Dentons US LLP

11/20/2024 | News release | Distributed by Public on 11/20/2024 09:52

AI tools in hiring ICOs recommendations for recruiters

November 20, 2024

Background

AI is starting to feature in recruitment in a variety of ways, from identifying potential candidates to summarising CVs and scoring candidates. It is not difficult to see how bias in the AI tools used, or improper use of personal data, could lead to harm to jobseekers.

Given the risks AI poses for data privacy and individuals' rights, it is a focus area for the ICO. Over the last 18 months, it has been carrying out audits (with consent) with developers and providers of
AI-powered sourcing, screening and selection tools.

The audits led to the ICO making nearly 300 recommendations to the developers and providers, all of which they partially or fully accepted. The ICO has now published a report that summarises the key findings, along with questions for employers to consider when utilising AI recruitment tools.

Risks with AI in recruitment processes

Whilst recognising the benefits of using AI tools within recruitment, such as efficient processing of high numbers of applications, the ICO report identifies key issues and risks. These include several data protection and privacy management shortcomings, such as:

  • tools allowing recruiters to filter candidates by protected characteristics, risking discrimination;
  • inferring candidates' characteristics such as gender or ethnicity from their names, instead of directly asking;
  • excessive collection of personal information, often with some pulled from social media, to build recruitment databases without candidates' awareness; and
  • AI providers misclassifying themselves as data processors instead of data controllers, failing to adhere to data protection principles and shifting compliance responsibility to recruiters through unclear contracts.

The ICO's seven recommendations

The ICO has refined the almost 300 recommendations made to the developers and providers involved in the audit into seven key recommendations for anyone who is designing and using AI recruitment tools to follow.

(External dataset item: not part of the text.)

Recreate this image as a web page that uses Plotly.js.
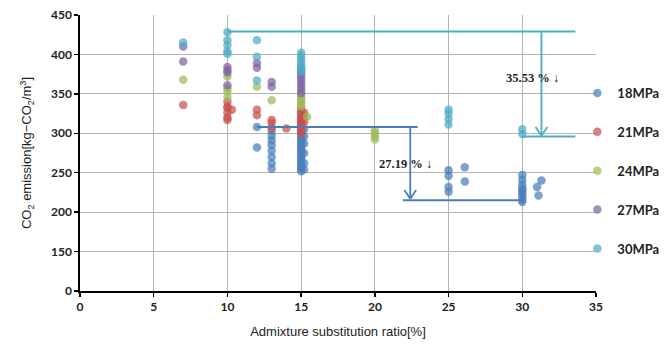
<!DOCTYPE html>
<html><head><meta charset="utf-8">
<script src="https://cdn.plot.ly/plotly-3.0.1.min.js"></script>
<style>html,body{margin:0;padding:0;background:#fff}#chart{width:670px;height:348px}</style>
</head><body><div id="chart"></div>
<script>
// Series names and colours
const seriesNames = ["18MPa","21MPa","24MPa","27MPa","30MPa"];
const seriesColors = ["#4A7EBB","#C9504D","#9BBB59","#8064A2","#4BACC6"];

// 18MPa
const x18 = [12,12,13,13,13,13,13,13,13,13,
  15,15,15,15,15,15,15,15,15,15,15,15,15,15,15,15,15,15,15,15,15,
  15.2,15.2,15.2,15.2,15.2,15.2,
  25,25,25,25,26.1,26.1,
  30,30,30,30,30,30,30,30,30,31.3,31,31.1];
const y18 = [308,282,303,297,291,285,278,270,262,255,
  313,310,306,303,300,297,294,291,288,285,282,279,276,273,270,267,264,261,258,255,252,
  305,296,287,275,262,254,
  253,246,232,226,257,239,
  247,241,235,230,228,224,220,216,213,240,232,221];
// 21MPa
const x21 = [7,10,10,10,10.3,10,10,10,12,12,13,13,13,14,
  15,15,15,15,15,15,15,15,15,15,15,15.2,15.2,15.2];
const y21 = [336,340,334,332,330,326,320,317,330,323,317,313,307,306,
  332,328,325,322,319,316,313,310,307,304,300,326,320,314];
// 24MPa
const x24 = [7,10,10,10,10,12,13,15,15,15,15,15,15,15.4,20,20,20,20];
const y24 = [368,372,357,353,346,359,342,349,346,343,340,337,334,321,304,300,296,292];
// 27MPa
const x27 = [7,7,10,10,10,10,12,12,13,13,15,15,15,15,15,15,15,15,15];
const y27 = [410,391,384,380,377,361,389,383,365,359,383,379,375,371,367,363,359,355,351];
// 30MPa
const x30 = [7,10,10,10,10,10,12,12,12,15,15,15,15,15,15,15,25,25,25,25,30,30];
const y30 = [415,428,418,412,404,401,418,397,367,402,398,394,390,386,382,378,330,325,318,311,305,299];

// Axis ticks (value axis starts at 100 drawn as "0")
const yTickVals = [100,150,200,250,300,350,400,450];
const yTickText = ["0","150","200","250","300","350","400","450"];
const xTickVals = [0,5,10,15,20,25,30,35];

// Reduction guide lines: [x0, x1, y]
const cyanLines = [[10,33.6,429],[30,33.6,296]];
const blueLines = [[12,22.9,308],[21.9,30.1,215]];
// Arrows: [x, yFrom, yTo]
const cyanArrow = [31.3,429,297];
const blueArrow = [22.4,308,217];
// Labels: [text, x, y]
const labels = [["35.53 % ↓",30.7,370],["27.19 % ↓",22.1,261]];

const xs = [x18,x21,x24,x27,x30];
const ys = [y18,y21,y24,y27,y30];
const traces = seriesNames.map((n,i)=>({
  type:"scatter", mode:"markers", name:n, x:xs[i], y:ys[i],
  legendgroup:n,
  marker:{color:seriesColors[i], size:8.5, opacity:0.72, line:{width:0}}
}));

const shapes = [];
function hline(l,c){shapes.push({type:"line",xref:"x",yref:"y",x0:l[0],x1:l[1],y0:l[2],y1:l[2],line:{color:c,width:2}});}
cyanLines.forEach(l=>hline(l,"#4BACC6"));
blueLines.forEach(l=>hline(l,"#4A7EBB"));
function arrow(a,c){
  shapes.push({type:"line",xref:"x",yref:"y",x0:a[0],x1:a[0],y0:a[1],y1:a[2],line:{color:c,width:1.8}});
  shapes.push({type:"line",xref:"x",yref:"y",x0:a[0]-0.4,x1:a[0],y0:a[2]+11,y1:a[2],line:{color:c,width:1.8}});
  shapes.push({type:"line",xref:"x",yref:"y",x0:a[0]+0.4,x1:a[0],y0:a[2]+11,y1:a[2],line:{color:c,width:1.8}});
}
arrow(cyanArrow,"#4BACC6");
arrow(blueArrow,"#4A7EBB");

const annotations = labels.map(l=>({x:l[1],y:l[2],xref:"x",yref:"y",text:l[0],showarrow:false,
  font:{family:"Liberation Serif",size:12.5,color:"#222",weight:"bold"}}));

const tickFont = {family:"Lato, Liberation Sans, sans-serif",size:12,color:"#222",weight:"bold"};
const layout = {
  width:670,height:348,
  margin:{l:80,r:0,t:15,b:57},
  paper_bgcolor:"#fff",plot_bgcolor:"#fff",
  showlegend:true,
  legend:{x:0.843,xanchor:"left",y:0.435,yanchor:"middle",
    font:{family:"Lato, Liberation Sans, sans-serif",size:13,color:"#222",weight:"bold"},
    tracegroupgap:19,itemwidth:30,bgcolor:"rgba(0,0,0,0)"},
  xaxis:{range:[0,35],domain:[0,0.8746],tickvals:xTickVals,showgrid:true,gridcolor:"#b4b4b4",gridwidth:1,
    showline:true,linecolor:"#000",linewidth:1.6,ticks:"outside",ticklen:4,tickcolor:"#000",tickwidth:1.5,
    zeroline:false,tickfont:tickFont,automargin:false,
    title:{text:"Admixture substitution ratio[%]",font:{family:"Liberation Sans, Arial, sans-serif",size:13,color:"#222"},standoff:14}},
  yaxis:{range:[100,450],tickvals:yTickVals,ticktext:yTickText,showgrid:true,gridcolor:"#b4b4b4",gridwidth:1,
    showline:true,linecolor:"#000",linewidth:1.6,ticks:"outside",ticklen:4,tickcolor:"#000",tickwidth:1.5,
    zeroline:false,tickfont:tickFont,automargin:false,
    title:{text:"CO<sub>2</sub> emission[kg−CO<sub>2</sub>/m<sup>3</sup>]",font:{family:"Liberation Sans, Arial, sans-serif",size:13,color:"#222"},standoff:16}},
  shapes:shapes, annotations:annotations
};
Plotly.newPlot("chart",traces,layout,{displayModeBar:false,staticPlot:true});
</script></body></html>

  • Fairness: AI providers and recruiters must ensure fair processing of personal information by monitoring and addressing fairness, accuracy and bias. Special category data used for bias monitoring must be adequate, accurate and compliant with data protection laws.
  • Transparency and explainability: Recruiters must inform candidates how they will process their information, by providing detailed privacy information. AI providers should supply technical details about AI logic to recruiters to aid with this, and contracts between recruiters and providers must specify which party is responsible for delivering privacy information to candidates.
  • Data minimisation and purpose limitation: AI providers must evaluate the minimum data necessary for AI development, its processing purpose and duration of use. Recruiters should ensure they collect the minimum amount of personal information possible to achieve the tool's purpose, process the data solely for that purpose and not store, share or re-use it for other purposes.
  • Data protection impact statements (DPIAs): AI providers and recruiters must conduct DPIAs early in AI development if they anticipate high-risk processing. They should update the DPIA as the tool evolves, assessing privacy risks, implementing mitigating controls and analysing trade-offs between privacy and other competing interests.
  • Data controller and processor roles: AI providers and recruiters need to set out whether the AI provider acts as a controller, joint controller or processor for each instance of personal data processing. The parties should document this designation in contracts and privacy notices. An AI provider is considered a controller if it has overall control over the processing methods and purposes.
  • Explicit processing instructions: Recruiters must provide detailed written instructions to AI providers for processing personal data, specifying data fields, processing methods and purposes, desired outputs and safeguards. They should regularly verify compliance. AI providers, acting as processors, must adhere strictly to these instructions and not use the data for their own purposes.
  • Lawful basis and additional condition: Before processing, AI providers and recruiters must determine the lawful basis for processing personal data and an additional condition for any special category data. They should document these bases and additional conditions in privacy information and contracts. If using legitimate interests, they must complete a legitimate interests assessment. When relying on consent, it must be specific, clear, logged and easy to withdraw.

Questions for employers

Based on these principles, the ICO has also devised six questions for organisations to consider when using AI within their employee recruitment processes, to aid with compliance:

  • Have you completed a DPIA?
  • What is your lawful basis for processing personal information?
  • Have you documented responsibilities, such as who is a controller and processor of information, and set clear processing instructions?
  • Have you checked the AI provider has mitigated bias?
  • Is the AI tool being used transparently?
  • How will you limit unnecessary processing?

Key takeaways

The ICO's recommendations emphasise that both employers and AI providers must actively comply with data protection laws when using AI in recruitment. While these recommendations are not legally binding, non-compliance could lead to breaches of the Data Protection Act 2018 and UK GDPR, and expose organisations using AI tools in recruitment to discrimination claims.

The government has also issued guidance on the responsible use of AI in recruitment. To minimise risk in this developing area, employers should ensure they follow the government guidance and use the ICO's questions as a framework when considering the procurement of AI recruitment tools.